そして5球目は150キロのストレートで力勝負。清宮選手のバットは空を切り、まずワンアウトとしました。
次の相手は5番・万波中正選手。ことし出場機会をつかんだ22歳に対し、今度は内と外、高め低めとさまざまなコースにストレートとスライダーを織り交ぜました。
2球目のストレートは自己最速の151キロをマークしました。
田口 投手
日本ハムの若手で勢いがあり、大事な試合で打っている印象なので、強くスイングしてくるのは分かっていた。いいスイングをさせずにしとめる。
そして、フルカウントからの8球目はインコース低めへのスライダー。ショートライナーに打ち取り、ツーアウトとしました。
そして6番・宇佐見真吾選手との対戦。ここで田口投手は苦しい状況に追い込まれます。初球から3球続けてボール。次の1球がボールなら、押し出しで勝ち越し点を与えてしまいます。そんなとき田口投手を後押ししたのは、本拠地、神宮球場のファンだったと言います。
田口 投手
プレッシャーは感じていなかった。球場も一体化していて、拍手を自分の力に変えられた。プレッシャーに感じずファンの声援を自分の力に変えられた。
日本ハムにサヨナラ勝ちして笑顔の田口投手
ここからストレートを連投して、ストライク2つを取った田口投手。最後の20球目は148キロのストレートで空振りの三振を奪い、ノーアウト満塁の場面を見事、無失点で切り抜けました。
この試合、ヤクルトはサヨナラ勝ち。田口投手の投球、ヤクルトファンの間では「田口の20球」とネット上などで話題となりました。
好調の要因
田口投手は、その後も好投を続け、今シーズン21試合に登板し、(6月12日終了時点)防御率は0.00のままです。好調の要因について田口投手はこう話します。
田口 投手
調子が悪いときは、いいボールを追求しすぎていた。でも、悪いボールは必ず出てくるもの。今はいいボールと悪いボールの差を縮められるようになった。悪いものをいかにいいものに近づけられるか、その意識づけができるようになった。

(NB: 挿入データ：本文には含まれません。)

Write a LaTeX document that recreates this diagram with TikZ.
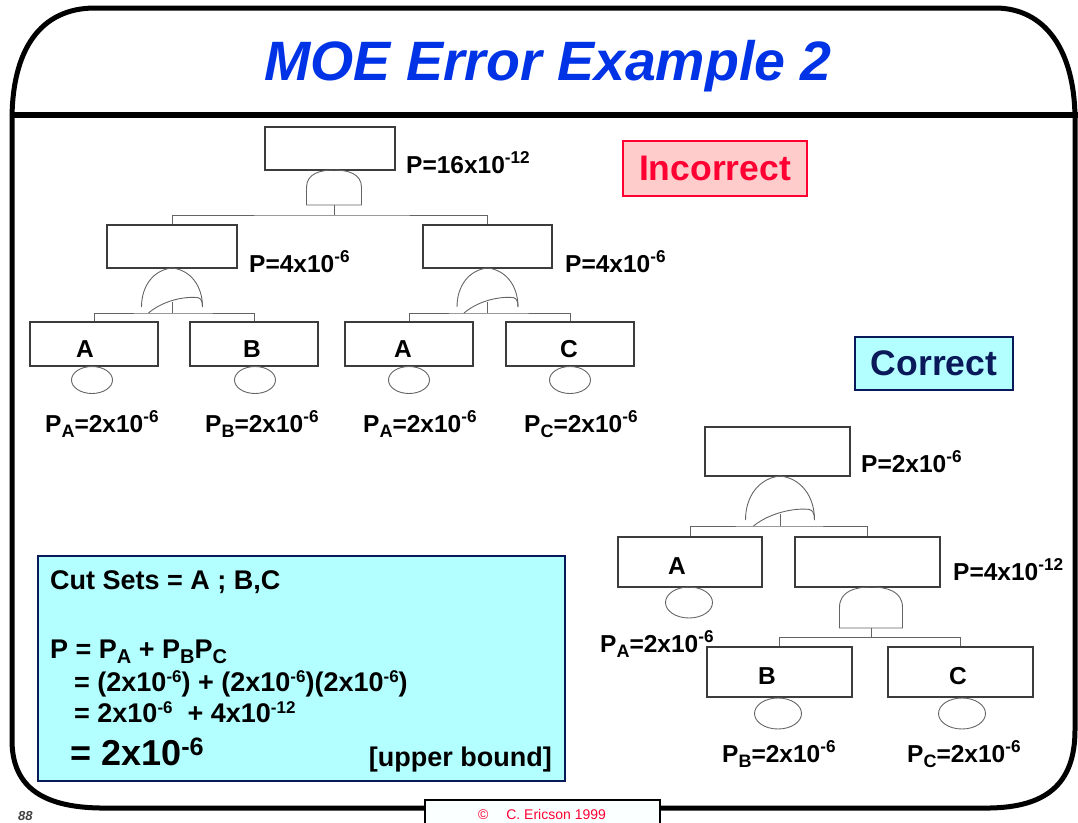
\documentclass[tikz,border=0pt]{standalone}
\usepackage{fontspec}
\setmainfont{Liberation Sans}
\usetikzlibrary{shapes.geometric}
\definecolor{titleblue}{RGB}{0,51,230}
\definecolor{incred}{RGB}{255,0,51}
\definecolor{incfill}{RGB}{255,204,204}
\definecolor{cyanfill}{RGB}{179,255,255}
\definecolor{navy}{RGB}{10,25,90}
\definecolor{boxgray}{RGB}{60,60,60}
\definecolor{gategray}{RGB}{100,100,100}
\newcommand\fs[1]{\fontsize{#1}{#1}\selectfont}
\newcommand\sbt[1]{\raisebox{-5pt}{\fs{18}#1}}
\newcommand\sbc[1]{\raisebox{-5.5pt}{\fs{20}#1}}
\newcommand\spc[1]{\raisebox{8.5pt}{\fs{17}#1}}
% AND gate: cx, ytop, halfwidth, height
\newcommand\ANDgate[4]{%
  \draw[gate] (#1-#3,#2+#4) -- (#1-#3,#2+0.5*#4)
    .. controls (#1-#3,#2+0.1*#4) and (#1-0.5*#3,#2) .. (#1,#2)
    .. controls (#1+0.5*#3,#2) and (#1+#3,#2+0.1*#4) .. (#1+#3,#2+0.5*#4)
    -- (#1+#3,#2+#4) -- cycle;}
% OR gate: cx, ytop, halfwidth, height, line y
\newcommand\ORgate[5]{%
  \draw[gate] (#1-#3,#2+#4) .. controls (#1-#3,#2+0.45*#4) and (#1-0.6*#3,#2+0.05*#4) .. (#1,#2)
    .. controls (#1+0.6*#3,#2+0.05*#4) and (#1+#3,#2+0.45*#4) .. (#1+#3,#2+#4);
  \draw[gate] (#1-0.77*#3,#5) .. controls (#1-0.3*#3,#2+0.84*#4) and (#1+0.4*#3,#2+0.72*#4) .. (#1+0.85*#3,#2+0.76*#4)
    .. controls (#1+0.95*#3,#2+0.78*#4) and (#1+#3,#2+0.85*#4) .. (#1+#3,#2+#4);}
\begin{document}
\begin{tikzpicture}[x=1pt,y=-1pt,
  frame/.style={line width=5pt, line cap=round, line join=round},
  fbox/.style={draw=boxgray, line width=1.1pt, inner sep=0pt},
  ev/.style={ellipse, draw=gategray, line width=0.9pt, inner sep=0pt},
  gate/.style={draw=gategray, line width=0.9pt},
  conn/.style={draw=gategray, line width=0.9pt},
  lbl/.style={inner sep=0pt, font=\fs{24.5}\bfseries},
  cst/.style={inner sep=0pt, font=\fs{27}\bfseries, anchor=base west}]
\useasboundingbox (0,0) rectangle (1078,822);
% frame
\draw[frame] (12,740) -- (12,120) .. controls (12,50) and (40,8) .. (95,8) -- (995,8)
  .. controls (1045,8) and (1075,50) .. (1075,120) -- (1075,730)
  .. controls (1075,785) and (1045,807) .. (990,808) -- (100,808)
  .. controls (40,807) and (12,785) .. (12,740);
\draw[line width=6pt] (12,115) -- (1078,115);
\node[font=\fs{55.5}\bfseries\itshape, text=titleblue, anchor=base, inner sep=0pt] (title) at (548,80) {MOE Error Example 2};
% footer
\node[draw=black, fill={rgb,255:red,250;green,255;blue,255}, line width=2pt, minimum width=235, minimum height=30, inner sep=0pt] (foot) at (542.5,815) {};
\node[font=\fs{14}, text=incred, anchor=base, inner sep=0pt] (copy) at (542,819) {©\hspace{18pt}C. Ericson 1999};
\node[font=\fs{13}\bfseries\itshape, text=darkgray, anchor=base west, inner sep=0pt] (pg) at (18,820) {88};

% ===== Incorrect tree =====
\node[fbox, minimum width=130, minimum height=43] (it) at (330,148.5) {};
\node[lbl, anchor=base west] (itp) at (406,173) {P=16x10\textsuperscript{-12}};
\ANDgate{334}{170}{27.5}{35}
\coordinate (ito) at (334,205);
\coordinate (itj) at (334,215);
\node[fbox, minimum width=130, minimum height=43] (iml) at (172,246.5) {};
\node[fbox, minimum width=129, minimum height=43] (imr) at (487.5,246.5) {};
\node[lbl, anchor=base west] (imlp) at (249,272) {P=4x10\textsuperscript{-6}};
\node[lbl, anchor=base west] (imrp) at (565,272) {P=4x10\textsuperscript{-6}};
\draw[conn] (iml.north) |- (itj) -| (imr.north);
\draw[conn] (ito) -- (itj);
% left OR
\ORgate{172}{268}{30.5}{39}{313}
\coordinate (ilo) at (172,302);
\coordinate (ilj) at (172,313);
% right OR
\ORgate{487.5}{268}{30.5}{39}{313}
\coordinate (iro) at (487.5,302);
\coordinate (irj) at (487.5,313);
% bottom boxes
\node[fbox, minimum width=128, minimum height=44] (ia1) at (94,344) {};
\node[fbox, minimum width=128, minimum height=44] (ib) at (254,344) {};
\node[fbox, minimum width=128, minimum height=44] (ia2) at (409,344) {};
\node[fbox, minimum width=128, minimum height=44] (ic) at (570,344) {};
\draw[conn] (ia1.north) |- (ilj) -| (ib.north);
\draw[conn] (ilo) -- (ilj);
\draw[conn] (ia2.north) |- (irj) -| (ic.north);
\draw[conn] (iro) -- (irj);
\node[lbl, anchor=base] (ia1l) at (85,357) {A};
\node[lbl, anchor=base] (ibl) at (252,357) {B};
\node[lbl, anchor=base] (ia2l) at (403,357) {A};
\node[lbl, anchor=base] (icl) at (569,357) {C};
\node[ev, minimum width=41, minimum height=27] (iea1) at (92,380) {};
\node[ev, minimum width=41, minimum height=27] (ieb) at (255,380) {};
\node[ev, minimum width=41, minimum height=27] (iea2) at (409,380) {};
\node[ev, minimum width=41, minimum height=27] (iec) at (570,380) {};
\node[lbl, anchor=base west] (ipa1) at (45,432) {P\sbt{A}=2x10\textsuperscript{-6}};
\node[lbl, anchor=base west] (ipb) at (205,432) {P\sbt{B}=2x10\textsuperscript{-6}};
\node[lbl, anchor=base west] (ipa2) at (363,432) {P\sbt{A}=2x10\textsuperscript{-6}};
\node[lbl, anchor=base west] (ipc) at (524,432) {P\sbt{C}=2x10\textsuperscript{-6}};

% badges
\node[draw=incred, fill=incfill, line width=1.5pt, minimum width=184, minimum height=55, inner sep=0pt, text=incred, font=\fs{35.5}\bfseries] (inc) at (715,168.5) {Incorrect};
\node[draw=navy, fill=cyanfill, line width=1.5pt, minimum width=158, minimum height=53, inner sep=0pt, text=navy, font=\fs{35.5}\bfseries] (cor) at (934,363.5) {Correct};

% ===== Correct tree =====
\node[fbox, minimum width=145, minimum height=49] (ct) at (777.5,451.5) {};
\node[lbl, anchor=base west] (ctp) at (861,472) {P=2x10\textsuperscript{-6}};
\ORgate{780}{476}{34.5}{44}{526}
\coordinate (cto) at (780,514);
\coordinate (ctj) at (780,526);
\node[fbox, minimum width=144, minimum height=50] (ca) at (690,562) {};
\node[fbox, minimum width=145, minimum height=50] (cm) at (867.5,562) {};
\draw[conn] (ca.north) |- (ctj) -| (cm.north);
\draw[conn] (cto) -- (ctj);
\node[lbl, anchor=base] (cal) at (677,574) {A};
\node[ev, minimum width=47, minimum height=31] (cea) at (689,602.5) {};
\node[lbl, anchor=base west] (cpa) at (600,652) {P\sbt{A}=2x10\textsuperscript{-6}};
\node[lbl, anchor=base west] (cmp) at (953,580) {P=4x10\textsuperscript{-12}};
\ANDgate{871}{587}{31.5}{41}
\coordinate (cmo) at (871,628);
\coordinate (cmj) at (871,637);
\node[fbox, minimum width=145, minimum height=50] (cb) at (779.5,672) {};
\node[fbox, minimum width=145, minimum height=50] (cc) at (960.5,672) {};
\draw[conn] (cb.north) |- (cmj) -| (cc.north);
\draw[conn] (cmo) -- (cmj);
\node[lbl, anchor=base] (cbl) at (767,684) {B};
\node[lbl, anchor=base] (ccl) at (958,684) {C};
\node[ev, minimum width=47, minimum height=31] (ceb) at (778,713.5) {};
\node[ev, minimum width=47, minimum height=31] (cec) at (962,713.5) {};
\node[lbl, anchor=base west] (cpb) at (722,762) {P\sbt{B}=2x10\textsuperscript{-6}};
\node[lbl, anchor=base west] (cpc) at (907,762) {P\sbt{C}=2x10\textsuperscript{-6}};

% ===== Cut sets box =====
\node[draw=navy, fill=cyanfill, line width=1.5pt, minimum width=527, minimum height=225, inner sep=0pt] (cs) at (301.5,668.5) {};
\node[cst] (cs1) at (50,589) {Cut Sets = A ; B,C};
\node[cst] (cs2) at (50,658) {P = P\sbc{A} + P\sbc{B}P\sbc{C}};
\node[cst] (cs3) at (74,691) {= (2x10\spc{-6}) + (2x10\spc{-6})(2x10\spc{-6})};
\node[cst] (cs4) at (74,722) {= 2x10\spc{-6}\ \ + 4x10\spc{-12}};
\node[cst, font=\fs{36}\bfseries] (cs5) at (70,765) {= 2x10\textsuperscript{-6}};
\node[cst, anchor=base east] (cs6) at (552,766) {[upper bound]};
\end{tikzpicture}
\end{document}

ストレートとスライダーを軸に投球を組み立てる田口投手。ボールの高さやコース、それにフォームなど、好不調の波を抑えられていると言います。
もっとヤクルトを知ってほしい。ファンヘの思い
新外国人選手のキブレハン選手との写真をSNSに投稿
明るくチームのムードメーカーでもある田口投手が熱心なのがSNSです。巨人時代の平成28年から始めたツイッターのフォロワーは13万1000。試合後には活躍したチームメートの写真を投稿し、ふだん見られない選手の表情を伝えています。
田口 投手
選手のことをもっと知ってもらいたいと思って。若い選手も注目して欲しいから自分で取り上げる。主力選手以外も注目してほしい。『ファンあってのプロ野球』はまさしくそのとおりだと思う。コロナ禍で無観客試合もあってこんなに寂しいものはないと思った。徐々に状況がよくなってきたのでスワローズだけでなく、野球ファンを増やしていきたい。
交流戦が終わり、リーグ戦が今月(6月)17日から再開します。“ゼロ”を続ける田口投手の“投球”、そして“投稿”にも注目してみてください。